In its history, there have only ever been four fighters to have won the award more than once: Kaensak Sor.Ploenjit in 1989 and 1990, Saenchai Sor.Kingstar in 1999 and 2008, Anuwat Kaewsamrit in 2003 and 2004, lastly Panpayak Jitmuangnon, the only ever to have won it three times, from 2013 to 2015.

Thongchai Tor.Silachai is by far the oldest recipient of the award as he won it at 30 years old in 2001. He defeated former rival Saenchai Sor.Kingstar by 2 years as Saenchai won the award for a second time at 28 years old in 2008.

The only time there have been two winners of the award was in 2012, when Yodwicha Por.Boonsit and Sangmanee Sor.Tienpo shared the award. Coincidentally, Sangmanee is the youngest winner in the history of the award, narrowly beating out Yodwicha by 30 days as they were both 15 years old at the time.

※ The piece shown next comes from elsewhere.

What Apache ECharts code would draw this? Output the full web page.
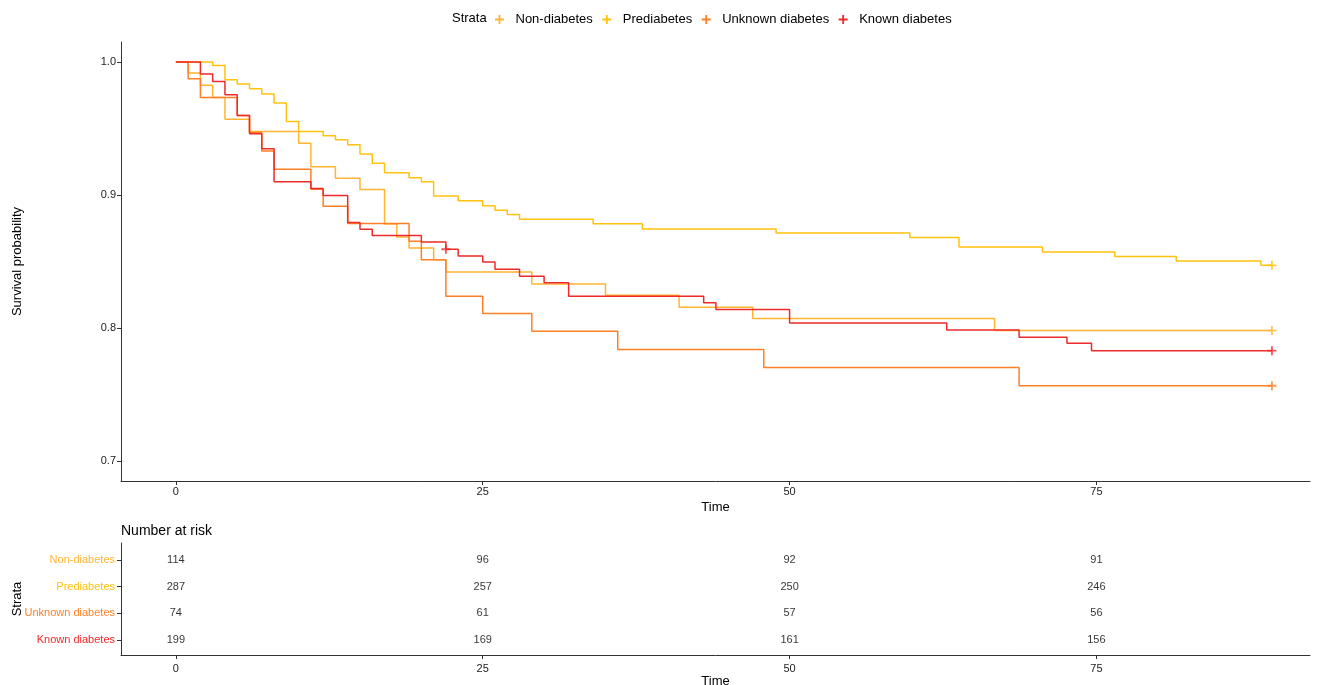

In 2019, controversy struck the Sports Writers Association of Thailand as they revoked Rungnarai Kiatmuu9 of his 2018 Fighter of the Year award after he was knocked out by Yothin F.A.Group just days after he had received the award.

Sports Authority of Thailand 
The Sports Authority of Thailand Fighter of the Year award is awarded annually in December.

In the history of the award, only two fighters have won it more than once: Nong-O Sit-Or and Sagetdao Petpayathai.

Siam Kela 
The Siam Kela award is given on March 6 every year.

The award is not strictly for Muay Thai. In fact, Muay Thai is only a small part of their award ceremonies. Recipients of the award also receive a prize of ฿50,000 baht.